All of these should objectively be viewed as facts. They’re false, but they are provable. Yet when we resort to the kinds of things that should count as proof, we refuse to agree, we come to a clash of epistemologies.
Today, your truth depends more on your political affiliation than your commitment to objective reality.
There was no Bowling Green Massacre. No one was killed in Bowling Green, Kentucky. Certainly there was no large scale mass death perpetrated by terrorists. There were two Iraqi nationals arrested who had been planning an attack outside of the U.S. They had been buying guns and materials here because they were easier to get.
However, many conservatives refuse to accept this. They believe there was a Bowling Green Massacre. And they believe that it justifies Trump’s immigration ban.
But once again many conservatives refuse to believe it. With no hard evidence, maybe some anecdotal evidence blown way out of proportion, they simply accept what they’re told by their government and their chosen media.

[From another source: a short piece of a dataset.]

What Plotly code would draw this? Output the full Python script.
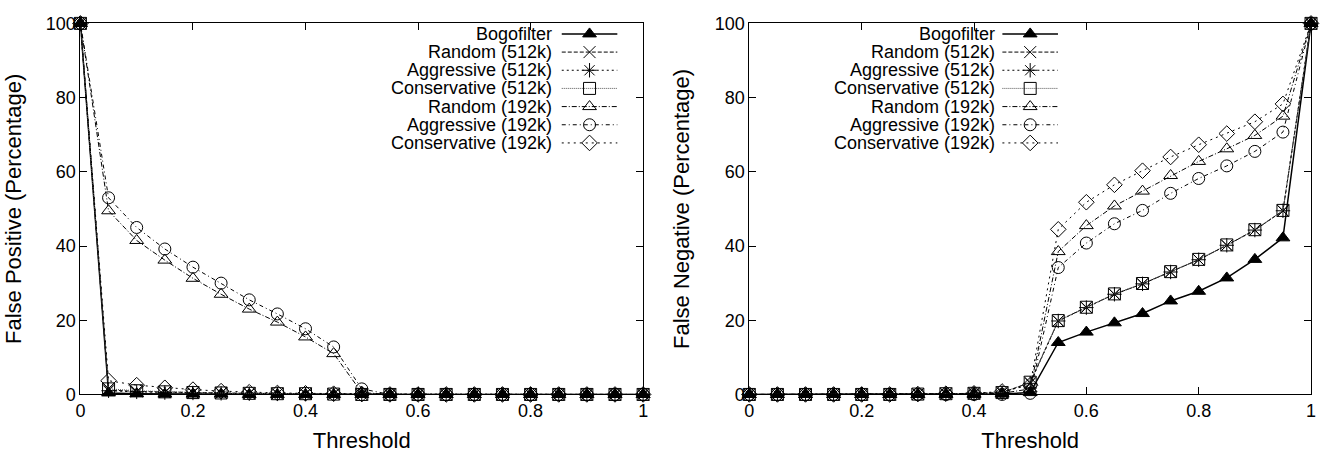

These are just numbers. I don’t know how they’re controversial or how anyone can disagree, but many conservatives do.
Don’t get me wrong. Liberals do it, too, though to a lesser degree. Ask most liberals about President Barack Obama’s education policy and you’ll get a gooey story about support and progressivism. It isn’t true.
One popular meme shows Obama lecturing a tiny Trump about how he should invest in education and respect parents and teachers. Yet Obama never really did those things, himself. He held federal education funding hostage unless districts increased standardized testing, Common Core and charter schools. THAT’S not what parents and teachers wanted! It’s what huge corporations wanted so they could profit off our public schools!
But to many liberals Obama is some kind of saint, and any evidence to the contrary will be accepted only with great reluctance.
THIS is our modern world. A world of alternative facts and competing narratives.
Part of it is due to the Internet and the way knowledge has been democratized. Part of it is due to the media conglomerates where almost all traditional news is disseminated by a handful of biased corporations that slant the story to maximize their profits.
People end up picking the sources of information they think are trustworthy and shutting themselves off to other viewpoints. There is no more news. There is conservative news and liberal news. And the one you consume determines what you’ll accept as a fact.
He wants to radically increase the amount of school vouchers given to students. These allow federal dollars to be used to send children to private and parochial schools. As if the fly-by-night charter schools weren’t enough.
It’s a scam. A get rich quick scheme for corporations at the expense of students. But perhaps the worst part is how it exacerbates our world of alternative facts.
You think we can’t agree on the truth or falsity of facts now? Just wait! What counts as a source will be radically different for the first generation of kids sent to such disparate schools.
This isn’t just about cashing in on education dollars today. It’s about creating a generation of adults educated with school vouchers who accept far right ideas about the world as bedrock truths. Climate change and evolution are hoaxes. Trickle down economics works. Slavery benefited slave and master alike.
These are the false truths the Trump administration hopes to seed into a larger portion of the next generation. And when you indoctrinate children so young, there is little hope they’ll ever be able to see beyond what they’ve been taught.
Conservatives counter that liberals are doing the same thing today in our public schools. That’s why they want to send their children to the private and parochial schools. They don’t want their kids taught about modern science without reference to God. They don’t want them to learn history that puts socialistic policies in a positive light. They don’t want them to learn that white people were ever inhuman to people of color.
And how do you argue with them? How do you have a productive conversation when you can’t agree on what proves a fact true or false?
This is the challenge of our generation.
I don’t know how to solve it, but I know that school vouchers will make it exponentially worse.